Members of the Boettcher Scholar Alumni Board are interviewing their fellow Boettcher Scholars to help the community get to know one another better. The following Q&A was compiled by Boettcher Scholar Gergana Kostadinova.

Name: Serene Singh
Scholar Year: 2015
Hometown: Colorado Springs
College(s), Degree(s): University of Colorado; political science (BA) and journalism (BA) and leadership studies (minor)

What are you currently interested in pursuing after graduating?

I am interested in pursuing a law degree with a focus on constitutional and human rights law. Since I am interested in becoming a Supreme Court justice, I am excited to hopefully work for the American Civil Liberties Union where I will specialize in defending free speech rights and at The Sikh Coalition where I will help defend religious freedoms. Within all this, if I could squeeze in a chance to compete for Miss America, an opportunity to act in a Bollywood film and a way to release the first Indian-American female rapper mixtape, that would be great.

Tell us about what activities, groups and/or organizations you have joined in college and why you joined them.

Some of the activities are The Serenity Project, the Appellate Court, the Colorado Bhangra Team, and 3P Speech and Debate. The Serenity Project is a fashion show with a yearlong “pageant reign” that helps women who are not our society’s traditional models become fashion models and ambassadors for inspiration throughout the community. The Appellate Court ensures legitimacy and defends student freedoms! The Colorado Bhangra Team is a Punjabi Indian dance team that spreads positivity. 3P Speech serves students across the country who are passionate and eager to be heard. My job is to help them speak effectively and to watch them change the world through their voices – a pretty awesome first job.

Tell us about an important mentor you have had.

Mr. Brian Hoff. For me, he was not just a high school speech/debate coach, but an individual I highly respect. Despite having attended Rampart – a school without a forensics team – Mr. Hoff took me under his wing at The Classical Academy. Mr. Hoff challenges me to push myself and to take on adversity with a smile. His relentless belief in my abilities inspired me to one day enter public service – and more importantly, believe that I could do it. Whether it be pageants, relationships or life itself – Mr.

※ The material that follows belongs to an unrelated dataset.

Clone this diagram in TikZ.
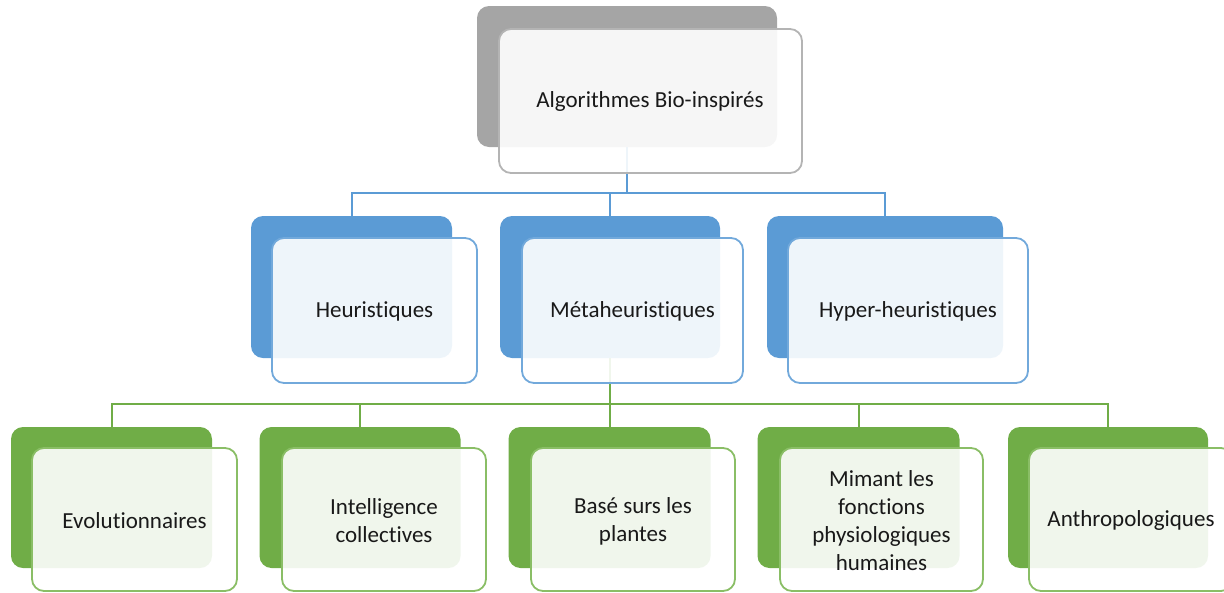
\documentclass[tikz,border=0pt]{standalone}
\usepackage{fontspec}
\setmainfont{Carlito}[Ligatures={NoCommon}]
\definecolor{cgray}{HTML}{A5A5A5}
\definecolor{cgrayb}{HTML}{B4B4B4}
\definecolor{cblue}{HTML}{5B9BD5}
\definecolor{cblueb}{HTML}{72A9DB}
\definecolor{cgreen}{HTML}{70AD47}
\definecolor{cgreenb}{HTML}{8ABE66}
\tikzset{
  backbox/.style={rectangle, rounded corners=12pt, fill=#1, draw=none, inner sep=0pt, outer sep=0pt},
  frontbox/.style={rectangle, rounded corners=12pt, draw=#1, line width=1.8pt, fill=white, fill opacity=0.9, inner sep=0pt, outer sep=0pt},
  txt/.style={inner sep=0pt, align=center, font=\fontsize{23}{28}\selectfont, text=black!90},
  conn/.style={line width=2pt, draw=#1},
}
\begin{document}
\begin{tikzpicture}[x=1pt,y=-1pt]
\useasboundingbox (0,0) rectangle (1224,592);
\clip (0,0) rectangle (1224,592);
% back boxes
\node[backbox=cgray, minimum width=300pt, minimum height=141pt] (topB) at (627,76.5) {};
\node[backbox=cblue, minimum width=201pt, minimum height=142pt] (hB) at (351.5,287) {};
\node[backbox=cblue, minimum width=220pt, minimum height=142pt] (mB) at (610,287) {};
\node[backbox=cblue, minimum width=236pt, minimum height=142pt] (yB) at (885,287) {};
\node[backbox=cgreen, minimum width=201pt, minimum height=141pt] (eB) at (111.5,497.5) {};
\node[backbox=cgreen, minimum width=201pt, minimum height=141pt] (iB) at (360,497.5) {};
\node[backbox=cgreen, minimum width=202pt, minimum height=141pt] (bB) at (609.5,497.5) {};
\node[backbox=cgreen, minimum width=202pt, minimum height=141pt] (pB) at (858.5,497.5) {};
\node[backbox=cgreen, minimum width=200pt, minimum height=141pt] (aB) at (1108,497.5) {};
% connectors
\coordinate (bus1) at (627,193);
\coordinate (bus2) at (610,404);
\draw[conn=cblue] (topB.south) -- (bus1) -| (hB.north);
\draw[conn=cblue] (topB.south) -- (bus1) -| (mB.north);
\draw[conn=cblue] (topB.south) -- (bus1) -| (yB.north);
\foreach \c in {eB,iB,bB,pB,aB}{
  \draw[conn=cgreen] (mB.south) -- (bus2) -| (\c.north);
}
% front boxes
\node[frontbox=cgrayb, minimum width=303pt, minimum height=144pt] (top) at (650.5,101) {};
\node[frontbox=cblueb, minimum width=205pt, minimum height=145pt] (h) at (374.5,310.5) {};
\node[frontbox=cblueb, minimum width=221pt, minimum height=145pt] (m) at (632.5,310.5) {};
\node[frontbox=cblueb, minimum width=240pt, minimum height=145pt] (y) at (908,310.5) {};
\node[frontbox=cgreenb, minimum width=205pt, minimum height=143pt] (e) at (134.5,519.5) {};
\node[frontbox=cgreenb, minimum width=204pt, minimum height=143pt] (i) at (384,519.5) {};
\node[frontbox=cgreenb, minimum width=204pt, minimum height=143pt] (b) at (633,519.5) {};
\node[frontbox=cgreenb, minimum width=203pt, minimum height=143pt] (p) at (881.5,519.5) {};
\node[frontbox=cgreenb, minimum width=204pt, minimum height=143pt] (a) at (1131,519.5) {};
% texts
\node[txt] (topT) at (650,101) {Algorithmes Bio-inspirés};
\node[txt] (hT) at (374.5,311) {Heuristiques};
\node[txt] (mT) at (632.5,311) {Métaheuristiques};
\node[txt] (yT) at (908,311) {Hyper-heuristiques};
\node[txt] (eT) at (134.5,520.5) {Evolutionnaires};
\node[txt] (iT) at (384,521) {Intelligence\\collectives};
\node[txt] (bT) at (633,521) {Basé surs les\\plantes};
\node[txt] (pT) at (881.5,521) {Mimant les\\fonctions\\physiologiques\\humaines};
\node[txt] (aT) at (1131,520.5) {Anthropologiques};
\end{tikzpicture}
\end{document}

Hoff has been there to encourage me to never give up and to use my voice to serve others.

What’s the best advice you’ve ever received?

The best advice I have ever received was from my mother who said, “If you want something you don’t have, you have to do something you’ve never done.” This has been a guiding philosophy in my life because I am constantly working to become a better version of myself. I often put myself in odd and uncomfortable situations in life (like when I first joined a pageant as a tomboy or when I interned at a strict Republican’s office as a social liberal) in order to remind myself that I never can stop growing and learning.

If you could have dinner with one or more people from history, whom would you choose and why? 

I would choose Mata Khivi Ji. Mata Khivi Ji has been an inspiration for me since I was a little girl. Mata Khivi Ji instituted free nutritious community kitchens called “Langars.” Langars are for all people – regardless of gender, race, etc. to sit alongside one another and break bread. Five hundred years ago, not only was this revolutionary, but it set up a foundation for “sewa” or selfless service to be the most central part to a Sikh’s life. Meeting Mata Khivi Ji would give me the chance to volunteer alongside an incredible figure, and learn as much as I can to be a stronger female leader in my community.